Saying Goodbye



  It's only been six months since I said goodbye to New Zealand and the loved ones I had there, and I've moved again. Not to another country, thankfully, but to another state I never imagined myself living in; Alabama.

  I know a few things about Alabama, but not enough to call it familiar. I haven't even been through this state since my mother, stepfather, and I, moved to North Carolina when I was 14. That was thirty years ago! Is it crazy for me to do this? Not really- by comparison of some my more impulsive moves of the past. What's maybe a tad crazy is I moved in with a sister I just met three months ago, and her family. But otherwise- moving is second nature to me, which makes saying goodbye seem a bit shallow at this point, when it comes to the new people in my life.

  With the job I'd been working at since October, it especially seemed empty and too easy walking away. I don't even feel bad anymore when I don't feel sad that I probably won't see these people again, because I know now it's no one's fault I can't bond with new people until I've been exposed to them for at least two years or more.

  Surprisingly, some goodbyes are getting harder for me as I get older. Leaving my sisters again was harder this time. I didn't tear up physically, but my face is not my heart.

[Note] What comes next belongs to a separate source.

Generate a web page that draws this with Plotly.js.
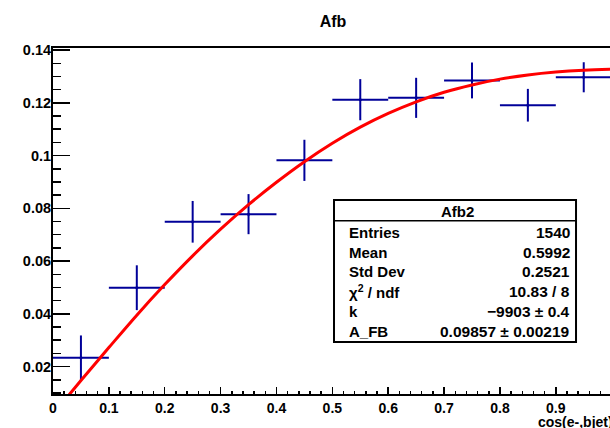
<!DOCTYPE html>
<html>
<head>
<meta charset="utf-8">
<script src="https://cdn.plot.ly/plotly-3.0.1.min.js"></script>
<style>html,body{margin:0;padding:0;background:#fff;}#chart{width:610px;height:428px;}</style>
</head>
<body>
<div id="chart"></div>
<script>
// ---- data ----
const binX   = [0.05, 0.15, 0.25, 0.35, 0.45, 0.55, 0.65, 0.75, 0.85, 0.95];
const binY   = [0.0233, 0.0499, 0.0749, 0.0778, 0.0982, 0.1212, 0.1219, 0.1285, 0.1191, 0.1297];
const binErr = [0.0085, 0.0085, 0.0079, 0.0076, 0.0078, 0.0078, 0.0076, 0.0068, 0.0062, 0.0057];
const binHalfWidth = [0.05, 0.05, 0.05, 0.05, 0.05, 0.05, 0.05, 0.05, 0.05, 0.05];

const fitX = [0.02, 0.03, 0.05, 0.1, 0.15, 0.2, 0.25, 0.3, 0.35, 0.4, 0.45, 0.5, 0.55, 0.6, 0.65, 0.7, 0.75, 0.8, 0.85, 0.9, 0.95, 1.0];
const fitY = [0.0071, 0.0096, 0.0147, 0.0272, 0.0395, 0.0511, 0.0620, 0.0721, 0.0814, 0.0899, 0.0977, 0.1047, 0.1108, 0.1160, 0.1204, 0.1240, 0.1268, 0.1290, 0.1306, 0.1317, 0.1324, 0.1328];

const chartTitle = "Afb";
const xTitle = "cos(e-,bjet)";
const statsTitle = "Afb2";
const statsLabels = ["Entries", "Mean", "Std Dev", "χ<sup>2</sup> / ndf", "k", "A_FB"];
const statsValues = ["1540", "0.5992", "0.2521", "10.83 / 8", "\u22129903 \u00b1 0.4", "0.09857 \u00b1 0.00219"];

// ---- styling ----
const FONT = "Liberation Sans, Arial, Helvetica, sans-serif";
const dataColor = "#000099";

const traces = [
  {
    type: "scatter", mode: "markers",
    x: binX, y: binY,
    marker: {size: 3, color: dataColor},
    error_x: {type: "data", array: binHalfWidth, visible: true, color: dataColor, thickness: 2, width: 0},
    error_y: {type: "data", array: binErr, visible: true, color: dataColor, thickness: 2, width: 0},
    showlegend: false, hoverinfo: "skip"
  },
  {
    type: "scatter", mode: "lines",
    x: fitX, y: fitY,
    line: {color: "#ff0000", width: 3, shape: "spline", smoothing: 1},
    showlegend: false, hoverinfo: "skip"
  }
];

// stats box geometry (paper coords)
const bx0 = 0.5045, bx1 = 0.939, by0 = 0.150, by1 = 0.5607, bsep = 0.5009;
const rowY = [0.4662, 0.4104, 0.3535, 0.2957, 0.2379, 0.1801];

const annotations = [];
annotations.push({xref: "paper", yref: "paper", x: 0.727, y: 0.5285, text: statsTitle, showarrow: false,
  xanchor: "center", yanchor: "middle", font: {family: FONT, size: 15, color: "#000", weight: "bold"}});
statsLabels.forEach((lab, i) => {
  annotations.push({xref: "paper", yref: "paper", x: 0.527, y: rowY[i], text: lab, showarrow: false,
    xanchor: "left", yanchor: "middle", font: {family: FONT, size: 15, color: "#000", weight: "bold"}});
  annotations.push({xref: "paper", yref: "paper", x: 0.932, y: rowY[i], text: statsValues[i], showarrow: false,
    xanchor: "right", yanchor: "middle", font: {family: FONT, size: 15.5, color: "#000", weight: "bold"}});
});
annotations.push({xref: "paper", yref: "paper", x: 1.009, y: -0.082, text: xTitle, showarrow: false,
  xanchor: "right", yanchor: "middle", font: {family: FONT, size: 14, color: "#000", weight: "bold"}});

const layout = {
  width: 610, height: 428,
  margin: {l: 53, r: 0, t: 48, b: 34, pad: 0},
  paper_bgcolor: "#fff", plot_bgcolor: "#fff",
  font: {family: FONT, color: "#000"},
  title: {text: chartTitle, x: 0.546, xanchor: "center", xref: "container", y: 0.951, yanchor: "middle",
    font: {family: FONT, size: 16, color: "#000", weight: "bold"}},
  xaxis: {
    range: [0, 0.997], tick0: 0, dtick: 0.1, tickformat: ".1~f",
    ticks: "inside", ticklen: 7, tickwidth: 1.5, tickcolor: "#000",
    minor: {dtick: 0.02, ticks: "inside", ticklen: 3.5, tickwidth: 1.5, tickcolor: "#000", showgrid: false},
    showline: true, linewidth: 2, linecolor: "#000", mirror: true,
    showgrid: false, zeroline: false,
    tickfont: {family: FONT, size: 14, color: "#000", weight: "bold"}
  },
  yaxis: {
    range: [0.0096, 0.1408], tick0: 0, dtick: 0.02, tickformat: ".2~f",
    ticks: "inside", ticklen: 17, tickwidth: 1.5, tickcolor: "#000",
    minor: {dtick: 0.005, ticks: "inside", ticklen: 8, tickwidth: 1.5, tickcolor: "#000", showgrid: false},
    showline: true, linewidth: 2, linecolor: "#000", mirror: true,
    showgrid: false, zeroline: false, ticklabelstandoff: -3,
    tickfont: {family: FONT, size: 14.5, color: "#000", weight: "bold"}
  },
  shapes: [
    {type: "rect", xref: "paper", yref: "paper", x0: bx0, x1: bx1, y0: by0, y1: by1,
      line: {color: "#000", width: 2}, fillcolor: "#fff", layer: "above"},
    {type: "line", xref: "paper", yref: "paper", x0: bx0, x1: bx1, y0: bsep, y1: bsep,
      line: {color: "#000", width: 1.5}, layer: "above"}
  ],
  annotations: annotations
};

Plotly.newPlot("chart", traces, layout, {staticPlot: true, displayModeBar: false});
</script>
</body>
</html>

It was harder saying goodbye to close friends than it had been when I moved overseas.

  There was a time when I felt ashamed I was sort of becoming my father with the moving thing. I mean-- with my eldest daughter I can honestly say she has grown up in only two cities: Albuquerque and Austin. We just didn't keep the same address within those cities for more than a couple of years.  With my younger daughter, it's been a couple of different addresses in Austin, four different addresses in New Zealand,  two in Bastrop TX, and now Alabama.

  I'm forty-four now. This is me I think. No roots- only wings. Would I ever be able to stay in one place for the rest of my life? I really don't know if I can. It almost depresses me more to think that I could put down roots more than it does thinking I can't. But then I reread that last sentence and almost feel sad for a fraction of a second. Because what if I outlive most of the small group I've stuck around long enough to get attached to?

  How lonely that sounds when I take care to really consider what that would mean.